Atados a la noche sin estrellas

Mientras arde Minneapolis tras el último susurro de un hombre negro, resuenan las palabras de Martin Luther King y las de Ibram X Kendi resultan imprescindibles. “Ser blanco es tener derecho a ser reconocido como individuo. Es tener derecho a la presunción de inocencia, al reconocimiento de tu inteligencia, a que empaticen contigo cuando lloras o estas furioso (..) Los individuos negros se ven privados de su individualidad. Privados de la presunción de inocencia. Privados de la asunción de inteligencia. Privados de empatía cuando lloran o se enfurecen. Privados de las redes de los blancos donde se intercambian oportunidades…”

De acuerdo con Kendi, la característica básica del racismo es la colectivización de los individuos y su conceptualización como grupo. Así, se seleccionan las peores características de unos individuos y se asignan al grupo completo. Por el contrario, seleccionamos las mejores características de los individuos del grupo al que nos adscribimos “nosotros” y se las aplicamos a la definición de “nuestro grupo” con ayuda de un lenguaje que siempre descalifica al otro por ser otro.

Clasificar es un acto esencial para la supervivencia del ser humano. En fracciones de segundo el cerebro interpreta si algo es peligroso o no lo es y toma una decisión, que no suele consultar, al respecto. Clasificar es higiénico, limpio, fácil.
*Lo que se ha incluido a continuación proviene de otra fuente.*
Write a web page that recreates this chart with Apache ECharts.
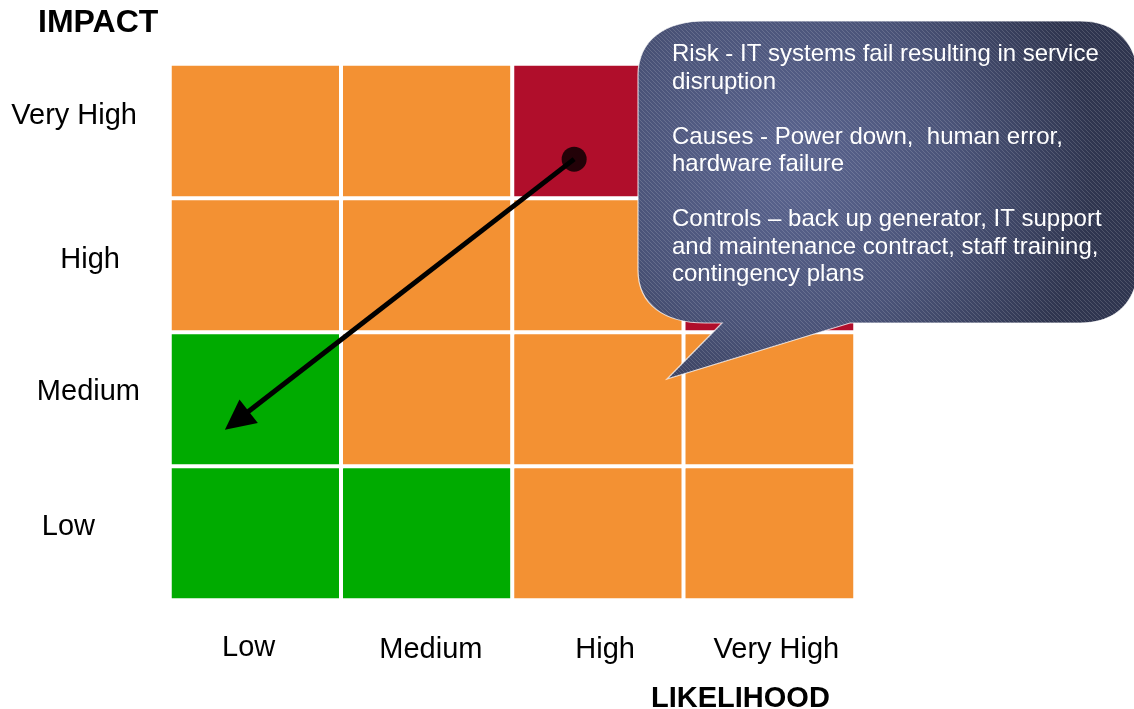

Pero la vida pocas veces es aséptica.

Kendi contrapone el racismo al antirracismo que define como “la idea de eliminar el estereotipo sobre las razas. El comportamiento es algo que hacen los humanos por serlo no por pertenecer a una u otra raza.”

El paso de una sociedad racista a una que no lo es requiere del esfuerzo de los individuos que la forman para romper esa clasificación que aplicamos al otro y atrevernos a ver su individualidad.

Resulta terriblemente tentador asumir que en España no sucede. Que esto solo pasa allí, a miles de kilómetros, que aquí es suficiente con educar a buenas personas sin que sea necesaria una conversación honda y profunda sobre lo que hacemos con «el otro».

Ah! Pero no. El hombre grande y fuerte que yace ya inconsciente nos interpela. Sería mucho más fácil no verle, pero está ahí y nos pide su último favor. Nos pide que entendamos que el peligro es real pero el miedo no. El miedo es una opción y debemos trabajar para desmontar la creencia insertada a cincel desde nuestra infancia que nos lleva a temer al otro, que a veces es negro o de derechas o muy de izquierdas o nacionalista o vegano o taurino.

En la imagen de un hombre que ha perdido por haber nacido negro está en jaque lo que somos. Nos la jugamos si no entendemos el peligro que encierra la caja que construimos para enjaular al otro por ser diferente.

La labor de cada uno consiste en buscar al hombre que yace en el suelo, hundido, extenuado, condenado y sin aire para acoger su rabia, su dolor, su ira. Sólo entonces, cuando no apartemos la mirada, cuando aceptemos que esto también va de ti y de mí podremos convertirnos en los depositarios de los sueños que ya no cumplirá.

Me gustaría poder escribir que lo siguiente sería luchar hasta nuestro último aliento por hacerlos realidad, pero me temo que la historia de imágenes terribles que venimos atesorando demuestran que, por ahora, nuestro reto sigue siendo hacernos cargo.

Aun le debemos aceptar llenarnos los pulmones de su falta de aire, querer olerle, oír el sonido de un futuro que se apaga desesperado, sentir su abandono pegado a la piel hasta que la rabia que brote sea la nuestra.

Sin eso me temo que lo otro nunca llegará.